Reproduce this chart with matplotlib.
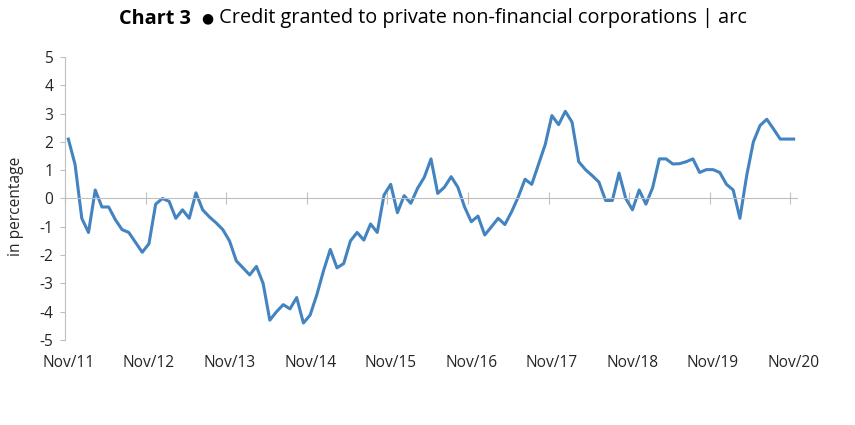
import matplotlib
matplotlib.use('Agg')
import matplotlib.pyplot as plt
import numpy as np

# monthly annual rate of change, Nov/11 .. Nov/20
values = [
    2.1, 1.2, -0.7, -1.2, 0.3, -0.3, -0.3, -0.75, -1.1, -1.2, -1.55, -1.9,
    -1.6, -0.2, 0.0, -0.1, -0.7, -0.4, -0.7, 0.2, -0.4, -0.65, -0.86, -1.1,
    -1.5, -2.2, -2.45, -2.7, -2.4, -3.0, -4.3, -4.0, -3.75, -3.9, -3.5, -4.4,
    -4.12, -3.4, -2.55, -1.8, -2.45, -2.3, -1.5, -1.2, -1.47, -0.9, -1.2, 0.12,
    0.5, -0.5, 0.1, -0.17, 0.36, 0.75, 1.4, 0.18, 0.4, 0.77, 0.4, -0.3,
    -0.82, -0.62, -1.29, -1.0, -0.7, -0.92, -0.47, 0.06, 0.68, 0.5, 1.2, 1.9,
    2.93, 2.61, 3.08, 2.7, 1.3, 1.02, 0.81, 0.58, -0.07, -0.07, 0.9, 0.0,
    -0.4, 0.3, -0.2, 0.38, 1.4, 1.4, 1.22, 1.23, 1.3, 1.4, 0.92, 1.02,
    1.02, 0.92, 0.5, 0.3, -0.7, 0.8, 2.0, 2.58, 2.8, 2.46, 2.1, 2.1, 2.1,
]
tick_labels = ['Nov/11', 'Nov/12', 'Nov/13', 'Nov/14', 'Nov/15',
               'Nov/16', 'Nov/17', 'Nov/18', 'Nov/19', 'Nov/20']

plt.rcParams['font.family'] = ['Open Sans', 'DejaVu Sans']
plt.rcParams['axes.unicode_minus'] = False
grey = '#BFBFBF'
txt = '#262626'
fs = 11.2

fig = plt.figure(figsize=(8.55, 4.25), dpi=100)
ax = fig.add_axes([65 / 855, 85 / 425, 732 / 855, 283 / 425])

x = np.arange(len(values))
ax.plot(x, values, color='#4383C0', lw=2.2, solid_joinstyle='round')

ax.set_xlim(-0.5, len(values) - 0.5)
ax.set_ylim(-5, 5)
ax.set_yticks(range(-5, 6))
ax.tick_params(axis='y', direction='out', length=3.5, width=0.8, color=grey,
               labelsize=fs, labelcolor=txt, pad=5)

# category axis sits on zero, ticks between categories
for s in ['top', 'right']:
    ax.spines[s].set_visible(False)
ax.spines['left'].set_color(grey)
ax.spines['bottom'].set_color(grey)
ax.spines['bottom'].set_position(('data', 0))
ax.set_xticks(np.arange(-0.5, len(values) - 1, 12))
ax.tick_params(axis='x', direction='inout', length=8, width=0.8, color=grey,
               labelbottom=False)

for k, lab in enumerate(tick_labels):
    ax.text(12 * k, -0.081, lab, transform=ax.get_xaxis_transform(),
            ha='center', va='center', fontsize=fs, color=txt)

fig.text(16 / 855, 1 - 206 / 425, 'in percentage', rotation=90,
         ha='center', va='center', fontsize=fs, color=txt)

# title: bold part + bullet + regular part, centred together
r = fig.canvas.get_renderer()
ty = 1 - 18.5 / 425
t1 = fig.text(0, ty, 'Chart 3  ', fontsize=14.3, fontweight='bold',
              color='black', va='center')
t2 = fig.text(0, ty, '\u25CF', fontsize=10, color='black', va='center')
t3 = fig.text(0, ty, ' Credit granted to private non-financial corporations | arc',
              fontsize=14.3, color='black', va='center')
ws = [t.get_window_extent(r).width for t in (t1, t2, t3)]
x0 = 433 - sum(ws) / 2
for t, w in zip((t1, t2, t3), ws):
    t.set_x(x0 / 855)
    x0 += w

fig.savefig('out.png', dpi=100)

::::

• **DIRECTIONS FOR THIS TASK**: Make an exact reproduction of the listing above, without any pictures.

• **EXERCISE RESPONSE**:
Reproduce this chart with matplotlib.
import matplotlib
matplotlib.use('Agg')
import matplotlib.pyplot as plt
import numpy as np

# monthly annual rate of change, Nov/11 .. Nov/20
values = [
    2.1, 1.2, -0.7, -1.2, 0.3, -0.3, -0.3, -0.75, -1.1, -1.2, -1.55, -1.9,
    -1.6, -0.2, 0.0, -0.1, -0.7, -0.4, -0.7, 0.2, -0.4, -0.65, -0.86, -1.1,
    -1.5, -2.2, -2.45, -2.7, -2.4, -3.0, -4.3, -4.0, -3.75, -3.9, -3.5, -4.4,
    -4.12, -3.4, -2.55, -1.8, -2.45, -2.3, -1.5, -1.2, -1.47, -0.9, -1.2, 0.12,
    0.5, -0.5, 0.1, -0.17, 0.36, 0.75, 1.4, 0.18, 0.4, 0.77, 0.4, -0.3,
    -0.82, -0.62, -1.29, -1.0, -0.7, -0.92, -0.47, 0.06, 0.68, 0.5, 1.2, 1.9,
    2.93, 2.61, 3.08, 2.7, 1.3, 1.02, 0.81, 0.58, -0.07, -0.07, 0.9, 0.0,
    -0.4, 0.3, -0.2, 0.38, 1.4, 1.4, 1.22, 1.23, 1.3, 1.4, 0.92, 1.02,
    1.02, 0.92, 0.5, 0.3, -0.7, 0.8, 2.0, 2.58, 2.8, 2.46, 2.1, 2.1, 2.1,
]
tick_labels = ['Nov/11', 'Nov/12', 'Nov/13', 'Nov/14', 'Nov/15',
               'Nov/16', 'Nov/17', 'Nov/18', 'Nov/19', 'Nov/20']

plt.rcParams['font.family'] = ['Open Sans', 'DejaVu Sans']
plt.rcParams['axes.unicode_minus'] = False
grey = '#BFBFBF'
txt = '#262626'
fs = 11.2

fig = plt.figure(figsize=(8.55, 4.25), dpi=100)
ax = fig.add_axes([65 / 855, 85 / 425, 732 / 855, 283 / 425])

x = np.arange(len(values))
ax.plot(x, values, color='#4383C0', lw=2.2, solid_joinstyle='round')

ax.set_xlim(-0.5, len(values) - 0.5)
ax.set_ylim(-5, 5)
ax.set_yticks(range(-5, 6))
ax.tick_params(axis='y', direction='out', length=3.5, width=0.8, color=grey,
               labelsize=fs, labelcolor=txt, pad=5)

# category axis sits on zero, ticks between categories
for s in ['top', 'right']:
    ax.spines[s].set_visible(False)
ax.spines['left'].set_color(grey)
ax.spines['bottom'].set_color(grey)
ax.spines['bottom'].set_position(('data', 0))
ax.set_xticks(np.arange(-0.5, len(values) - 1, 12))
ax.tick_params(axis='x', direction='inout', length=8, width=0.8, color=grey,
               labelbottom=False)

for k, lab in enumerate(tick_labels):
    ax.text(12 * k, -0.081, lab, transform=ax.get_xaxis_transform(),
            ha='center', va='center', fontsize=fs, color=txt)

fig.text(16 / 855, 1 - 206 / 425, 'in percentage', rotation=90,
         ha='center', va='center', fontsize=fs, color=txt)

# title: bold part + bullet + regular part, centred together
r = fig.canvas.get_renderer()
ty = 1 - 18.5 / 425
t1 = fig.text(0, ty, 'Chart 3  ', fontsize=14.3, fontweight='bold',
              color='black', va='center')
t2 = fig.text(0, ty, '\u25CF', fontsize=10, color='black', va='center')
t3 = fig.text(0, ty, ' Credit granted to private non-financial corporations | arc',
              fontsize=14.3, color='black', va='center')
ws = [t.get_window_extent(r).width for t in (t1, t2, t3)]
x0 = 433 - sum(ws) / 2
for t, w in zip((t1, t2, t3), ws):
    t.set_x(x0 / 855)
    x0 += w

fig.savefig('out.png', dpi=100)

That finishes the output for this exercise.